I love love love this book and would recommend it to anyone, whether they’re a history lover or cookbook lover, or both!

This is one of the best cookbooks I’ve ever read and know I’ll be going back to it over and over.

Here is the first recipe I want to try:
Potato Salad
10 large red potatoes (8 cups cooked)
1/2 cup finely chopped onion
1 tablespoon salt
1/2 teaspoon fresh ground black pepper
Boiled Salad Dressing (recipe below)

Wash the potatoes in cold water; drain.
Place then in a large stockpot with enough cold water to cover them.
Cook the potatoes on medium heat until fork tender but before the skins burst.
Cool the potatoes by running cold water over them in a colander.
Peel the slightly cooled skins off the potatoes.
Dice the cooked potatoes into one-half inch cubes.
Place the chopped onions into the bottom of a large bowl.
Put the diced potatoes on thop of the onions.
Add 1 1/2 to 2 cups prepared Boiled Salad Dreesing to the potato salad.
Mix well to incorporate.
Serve immediately or refridgerate.
Best if eaten the same day.

Boiled Salad Dressing
1/2 cup cider vinegar
1/3 cup water
3 tablespoons granulated sugar
2 tablespoons all purpose flour
1 tablespoon dry mustard
1 teaspoon salt
1/2 teaspoon freshly ground black pepper
1/8 teaspoon cayenne pepper
1/2 cup heavy cream
2 tablespoons unsalted butter
4 large egg yolks, slightly beaten

Whisk the vinegar, water, sugar, dry mustard, salt and peppers in a medium saucepan until smooth.
Place the pan over medium heat and bring to a simmer; whisking continuously.
Add the heavy cream and unsalted butter; continue whisking until the butter has melted.
In a large bowl, have ready 4 slightly beaten egg yolks.
Slowly stir in small amounts of the hot vinegar until it is incorporated into the egg yolks.
Pour the mixture back into the saucepan.
Heat the mixture on medium-low and continue whisking until the sauce thickens.

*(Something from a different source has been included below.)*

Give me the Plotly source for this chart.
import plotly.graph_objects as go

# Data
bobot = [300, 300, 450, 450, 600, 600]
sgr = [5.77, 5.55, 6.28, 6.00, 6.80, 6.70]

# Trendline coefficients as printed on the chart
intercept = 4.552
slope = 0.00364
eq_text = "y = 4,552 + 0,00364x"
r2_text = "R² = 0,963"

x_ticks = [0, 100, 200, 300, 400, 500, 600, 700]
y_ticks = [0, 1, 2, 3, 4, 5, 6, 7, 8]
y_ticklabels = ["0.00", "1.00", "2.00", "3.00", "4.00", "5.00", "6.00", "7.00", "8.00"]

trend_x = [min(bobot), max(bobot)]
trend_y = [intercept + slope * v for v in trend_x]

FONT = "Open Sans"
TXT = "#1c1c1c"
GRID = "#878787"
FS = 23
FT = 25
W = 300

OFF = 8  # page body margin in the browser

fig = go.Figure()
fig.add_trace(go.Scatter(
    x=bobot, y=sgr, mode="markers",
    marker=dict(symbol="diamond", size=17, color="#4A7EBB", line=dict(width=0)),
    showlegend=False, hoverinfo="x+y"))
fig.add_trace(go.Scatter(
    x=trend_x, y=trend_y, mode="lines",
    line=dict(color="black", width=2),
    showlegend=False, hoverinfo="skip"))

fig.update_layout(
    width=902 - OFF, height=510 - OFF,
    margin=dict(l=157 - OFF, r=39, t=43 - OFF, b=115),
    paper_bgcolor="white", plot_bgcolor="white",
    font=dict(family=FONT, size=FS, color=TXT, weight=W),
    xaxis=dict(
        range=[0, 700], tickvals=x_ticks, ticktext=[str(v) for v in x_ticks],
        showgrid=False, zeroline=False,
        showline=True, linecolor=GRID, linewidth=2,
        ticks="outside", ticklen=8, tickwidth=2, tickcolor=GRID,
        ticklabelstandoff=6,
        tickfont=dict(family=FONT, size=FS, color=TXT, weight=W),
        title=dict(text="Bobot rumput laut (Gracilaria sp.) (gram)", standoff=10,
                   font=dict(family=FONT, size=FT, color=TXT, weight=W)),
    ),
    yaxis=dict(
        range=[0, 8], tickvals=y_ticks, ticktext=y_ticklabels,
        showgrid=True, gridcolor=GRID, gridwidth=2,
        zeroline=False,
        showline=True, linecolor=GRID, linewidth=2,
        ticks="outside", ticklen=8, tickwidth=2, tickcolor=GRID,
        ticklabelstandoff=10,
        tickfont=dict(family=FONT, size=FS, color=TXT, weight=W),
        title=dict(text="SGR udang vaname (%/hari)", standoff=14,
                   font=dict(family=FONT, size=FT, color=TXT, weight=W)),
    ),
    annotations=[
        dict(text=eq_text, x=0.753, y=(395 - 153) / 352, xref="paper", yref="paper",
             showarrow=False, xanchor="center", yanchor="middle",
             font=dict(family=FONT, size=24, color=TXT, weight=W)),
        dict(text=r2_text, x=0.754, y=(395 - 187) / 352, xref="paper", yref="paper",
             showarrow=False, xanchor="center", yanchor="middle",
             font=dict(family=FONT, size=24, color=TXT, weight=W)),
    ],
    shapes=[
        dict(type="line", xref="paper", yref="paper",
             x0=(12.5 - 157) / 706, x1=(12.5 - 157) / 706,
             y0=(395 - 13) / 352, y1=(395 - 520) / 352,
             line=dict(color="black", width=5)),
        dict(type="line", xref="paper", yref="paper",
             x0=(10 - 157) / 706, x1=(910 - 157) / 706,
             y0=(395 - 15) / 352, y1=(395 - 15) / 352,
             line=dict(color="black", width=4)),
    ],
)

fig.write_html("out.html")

Do not boil.
Transfer the Boiled Salad Dressing to a large bowl and cool uncovered until the dressing is room temperature.
Refrigerate covered if you are not incorporating the dressing into a recipe immediately.

This dressing is great for potato salad, chicken salad, lettuce salads and cold slaw.

Note: The common size of an egg in the nineteenth century was medium; now it is large

Tidbit: In the nineteenth century, recipes were known as receipts.